National Park Service Removes Transgender and Queer Labels From Stonewall Website Following Trump Executive Order

“Let us be clear: Stonewall is transgender history,” the Stonewall Inn and Stonewall Inn Gives Back Initiative say in response to the erasure

Pride flags photographed outside the Stonewall National Monument Visitor Center during the 2024 NYC Pride March on June 30, 2024.
Pride flags photographed outside the Stonewall National Monument Visitor Center during the 2024 NYC Pride March on June 30, 2024. (Noam Galai/Getty Images)

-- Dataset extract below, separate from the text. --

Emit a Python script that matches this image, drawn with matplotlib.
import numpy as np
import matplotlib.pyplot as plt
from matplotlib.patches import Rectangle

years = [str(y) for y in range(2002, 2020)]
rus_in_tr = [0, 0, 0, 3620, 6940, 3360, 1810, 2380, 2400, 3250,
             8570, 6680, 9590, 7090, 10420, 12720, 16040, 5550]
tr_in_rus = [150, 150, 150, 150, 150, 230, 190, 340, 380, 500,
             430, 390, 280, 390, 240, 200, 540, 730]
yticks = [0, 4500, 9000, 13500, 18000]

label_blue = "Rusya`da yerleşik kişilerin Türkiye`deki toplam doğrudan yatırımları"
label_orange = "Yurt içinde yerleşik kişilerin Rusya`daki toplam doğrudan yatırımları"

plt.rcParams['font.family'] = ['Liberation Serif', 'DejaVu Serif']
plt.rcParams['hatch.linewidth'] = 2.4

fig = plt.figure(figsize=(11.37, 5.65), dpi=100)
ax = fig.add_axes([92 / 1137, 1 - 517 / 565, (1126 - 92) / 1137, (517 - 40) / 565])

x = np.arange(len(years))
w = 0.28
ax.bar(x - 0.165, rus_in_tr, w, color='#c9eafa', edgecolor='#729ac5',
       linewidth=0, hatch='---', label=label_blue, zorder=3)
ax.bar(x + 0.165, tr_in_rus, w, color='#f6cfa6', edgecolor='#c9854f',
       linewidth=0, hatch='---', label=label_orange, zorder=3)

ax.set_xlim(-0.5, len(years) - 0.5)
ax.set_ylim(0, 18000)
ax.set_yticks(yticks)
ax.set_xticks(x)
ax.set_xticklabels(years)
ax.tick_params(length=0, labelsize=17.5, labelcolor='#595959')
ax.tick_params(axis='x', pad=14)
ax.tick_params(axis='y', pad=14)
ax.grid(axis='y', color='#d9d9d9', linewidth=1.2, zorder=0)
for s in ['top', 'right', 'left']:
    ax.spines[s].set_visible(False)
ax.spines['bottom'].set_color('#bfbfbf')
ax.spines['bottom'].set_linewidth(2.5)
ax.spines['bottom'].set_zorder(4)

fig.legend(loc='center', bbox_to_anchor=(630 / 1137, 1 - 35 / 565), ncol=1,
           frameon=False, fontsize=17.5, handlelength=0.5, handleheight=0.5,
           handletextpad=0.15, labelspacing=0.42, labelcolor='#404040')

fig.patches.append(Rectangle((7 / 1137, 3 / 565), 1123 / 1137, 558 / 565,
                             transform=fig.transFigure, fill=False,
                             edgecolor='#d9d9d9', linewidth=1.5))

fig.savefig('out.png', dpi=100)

In the ongoing wake of President Trump‘s Jan. 20 executive order directing that the United States and its institutions only recognize two sexes (male and female), the National Park Service has been forced to remove all ‘transgender’ and ‘queer’ labels from the official website for the Stonewall National Monument. 

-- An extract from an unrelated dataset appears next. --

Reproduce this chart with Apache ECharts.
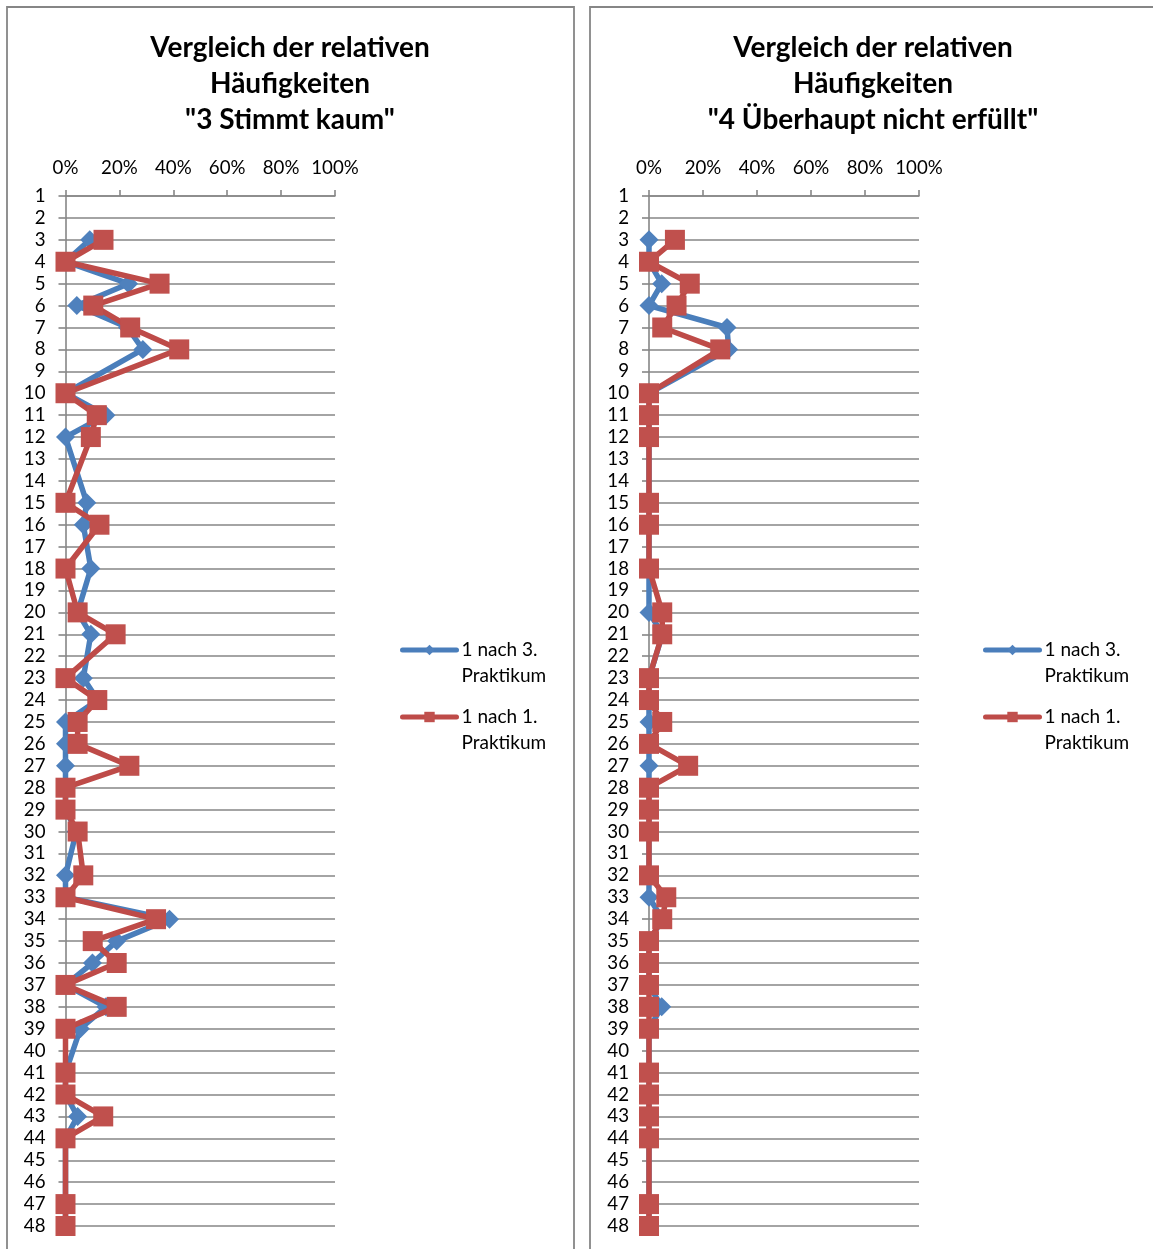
<!DOCTYPE html>
<html>
<head>
<meta charset="utf-8">
<script src="https://cdn.jsdelivr.net/npm/echarts@6/dist/echarts.min.js"></script>
<style>
  html, body { margin: 0; padding: 0; background: #ffffff; }
  #chart { width: 1153px; height: 1249px; }
</style>
</head>
<body>
<div id="chart"></div>
<script>
// Item numbers (rows of both panels)
const items = ['1','2','3','4','5','6','7','8','9','10','11','12','13','14','15','16',
  '17','18','19','20','21','22','23','24','25','26','27','28','29','30','31','32',
  '33','34','35','36','37','38','39','40','41','42','43','44','45','46','47','48'];

// Percentage axis
const pctMin = 0, pctMax = 100, pctStep = 20;

// Series names
const nameAfter3 = '1 nach 3. Praktikum';
const nameAfter1 = '1 nach 1. Praktikum';

// Panel titles
const titleKaum = 'Vergleich der relativen\nHäufigkeiten\n"3 Stimmt kaum"';
const titleNicht = 'Vergleich der relativen\nHäufigkeiten\n"4 Überhaupt nicht erfüllt"';

// "3 Stimmt kaum" – relative frequencies in %, null = no answer for this item
const kaumAfter3 = [null, null, 9, 0, 23.4, 4.2, 23, 28.7, null, 0,
  15, 0, null, null, 7.9, 6.6, null, 9.4, null, 4.5,
  9.4, null, 6.6, 12, 0, 0, 0, 0, 0, 4,
  null, 0, 0, 38.6, 19, 10, 0, 15, 5.5, null,
  0, 0, 4.5, 0, null, null, 0, 0];
const kaumAfter1 = [null, null, 14.1, 0, 34.9, 10.3, 24, 42.2, null, 0,
  11.6, 9.4, null, null, 0, 12.6, null, 0, null, 4.5,
  18.6, null, 0, 11.8, 4.5, 4.5, 23.7, 0, 0, 4.5,
  null, 6.6, 0, 33.6, 10.1, 19, 0, 19, 0, null,
  0, 0, 14, 0, null, null, 0, 0];

// "4 Überhaupt nicht erfüllt" – relative frequencies in %
const nichtAfter3 = [null, null, 0, 0, 4.7, 0, 28.9, 29.5, null, 0,
  0, 0, null, null, 0, 0, null, 0, null, 0,
  5, null, 0, 0, 0, 0, 0, 0, 0, 0,
  null, 0, 0, 5, 0, 0, 0, 4.7, 0, null,
  0, 0, 0, 0, null, null, 0, 0];
const nichtAfter1 = [null, null, 9.6, 0, 15.1, 10.2, 4.9, 26.4, null, 0,
  0, 0, null, null, 0, 0, null, 0, null, 4.9,
  4.9, null, 0, 0, 4.9, 0, 14.5, 0, 0, 0,
  null, 0, 6.4, 4.9, 0, 0, 0, 0, 0, null,
  0, 0, 0, 0, null, null, 0, 0];

const FONT = 'Lato';
const GRID_GRAY = '#868686';
const BLUE = '#4F81BD', BLUE_LINE = '#4A7EBB';
const RED = '#C0504D', RED_LINE = '#BE4B48';

const chart = echarts.init(document.getElementById('chart'), null, { renderer: 'canvas' });

function xAxisFor(gridIndex) {
  return {
    type: 'value', gridIndex, position: 'top',
    min: pctMin, max: pctMax, interval: pctStep,
    axisLine: { show: true, lineStyle: { color: GRID_GRAY, width: 1.6 } },
    axisTick: { show: true, length: 6, lineStyle: { color: GRID_GRAY, width: 1.6 } },
    axisLabel: { formatter: '{value}%', margin: 19, color: '#000', fontFamily: FONT, fontSize: 18.7 },
    splitLine: { show: false }
  };
}
function yAxisFor(gridIndex) {
  return {
    type: 'category', gridIndex, data: items, inverse: true, boundaryGap: false,
    axisLine: { show: true, lineStyle: { color: GRID_GRAY, width: 1.6 } },
    axisTick: { show: true, length: 7, interval: 0, lineStyle: { color: GRID_GRAY, width: 1.6 } },
    axisLabel: { interval: 0, margin: 20, color: '#000', fontFamily: FONT, fontSize: 18.7 },
    splitLine: { show: true, interval: 0, lineStyle: { color: GRID_GRAY, width: 1.6 } }
  };
}
function seriesFor(name, data, idx, blue) {
  return {
    name, type: 'line', data, xAxisIndex: idx, yAxisIndex: idx,
    connectNulls: true,
    symbol: blue ? 'diamond' : 'rect',
    symbolSize: blue ? 19 : 20,
    z: blue ? 2 : 3,
    lineStyle: { color: blue ? BLUE_LINE : RED_LINE, width: 5.5, join: 'round' },
    itemStyle: { color: blue ? BLUE : RED },
    emphasis: { disabled: true },
    animation: false
  };
}
function legendFor(name, left, top) {
  return {
    data: [name], left, top, padding: 0,
    itemWidth: 54, itemHeight: 13,
    selectedMode: false,
    lineStyle: { width: 5, cap: 'round' },
    formatter: n => '\n' + n.replace(' Praktikum', '\nPraktikum'),
    textStyle: { color: '#000', fontFamily: FONT, fontSize: 19, lineHeight: 26 }
  };
}
function titleFor(text, x) {
  return {
    text, left: x, top: 25, textAlign: 'center',
    textStyle: { color: '#000', fontFamily: FONT, fontWeight: 'bold', fontSize: 28, lineHeight: 36 }
  };
}

chart.setOption({
  backgroundColor: '#ffffff',
  animation: false,
  title: [titleFor(titleKaum, 285), titleFor(titleNicht, 868)],
  grid: [
    { left: 65.5, top: 196, width: 269.5, height: 1030 },
    { left: 649, top: 196, width: 270, height: 1030 }
  ],
  xAxis: [xAxisFor(0), xAxisFor(1)],
  yAxis: [yAxisFor(0), yAxisFor(1)],
  legend: [
    legendFor(nameAfter3, 400, 611), legendFor(nameAfter1, 400, 678),
    legendFor(nameAfter3, 983, 611), legendFor(nameAfter1, 983, 678)
  ],
  graphic: [
    { type: 'rect', shape: { x: 7, y: 7, width: 567, height: 1260 }, silent: true,
      style: { fill: null, stroke: GRID_GRAY, lineWidth: 1.8 }, z: -10 },
    { type: 'rect', shape: { x: 590, y: 7, width: 580, height: 1260 }, silent: true,
      style: { fill: null, stroke: GRID_GRAY, lineWidth: 1.8 }, z: -10 }
  ],
  series: [
    seriesFor(nameAfter3, kaumAfter3, 0, true),
    seriesFor(nameAfter1, kaumAfter1, 0, false),
    seriesFor(nameAfter3, nichtAfter3, 1, true),
    seriesFor(nameAfter1, nichtAfter1, 1, false)
  ]
});
</script>
</body>
</html>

The monument is meant to honor the 1969 New York City riots conducted by LGBTQ+ activists that helped galvanize the gay rights movement in the United States. The rioters included instrumental 20th-century lesbian, gay, bisexual and — yes — transgender activists. The NPS’ Stonewall webpage has nonetheless not only expunged all references to transgender and gender-nonconforming folks, but also cruelly shortened the “LGBTQ+” label to just “LGB” in order to only recognize lesbian, gay and bisexual people.

The Stonewall Inn, a Greenwich Village gay bar, was the site of a police raid the morning of June 28, 1969. The subsequent Stonewall Uprising became a landmark moment in raising strength, awareness and support for the gay rights movement. Among the Uprising’s participants were early trans activists Marsha P. Johnson and Sylvia Rivera.

In a joint statement, the Stonewall Inn and nonprofit Stonewall Inn Gives Back Initiative condemned the change, writing, “This blatant act of erasure not only distorts the truth of our history, but it also dishonors the immense contributions of transgender individuals — especially transgender women of color — who were at the forefront of the Stonewall Riots and the broader fight for LGBTQ+ rights. Let us be clear: Stonewall is transgender history.”

“Marsha P. Johnson, Sylvia Rivera and countless other trans and gender-nonconforming individuals fought bravely, and often at great personal risk to push against oppressive systems,” their statement continued. “Their courage, sacrifice and leadership were central to the resistance we now celebrate as the foundation of the modern LGBTQ+ rights movement.”

The NPS is not the only federal agency that has acquiesced to the Trump administration’s anti-trans directives over the past few weeks. The State Department and the CDC have also, notably, shortened any “LGBTQ+” acronyms on their related web pages to merely “LGB.”

In response to the NPS’ move, New York City Councilperson Erik Bottcher, whose district includes Greenwich Village and therefore the Stonewall Inn, wrote on Instagram, “Trump is trying to erase the very existence of transgender people. He’s trying to cleave our community apart and divide us. He’s not going to succeed. Lesbians and gays are not going to abandon our transgender siblings. We are one community.”

Stacy Lentz, co-owner of the Stonewall Inn and chief executive of Stonewall Inn Gives Back, also commented on the news on her personal Instagram page.

“We will not let them erase trans people from history and from existing! There is no Pride without Trans folks leading that fight! Trying to erase them from the Birthplace of the modern LGBTQ+ rights movement will not happen!” Lentz wrote, urging supporters to participate in a Friday protest in New York City. “We need to show up and speak out for our trans and nonbinary siblings who are under attack!”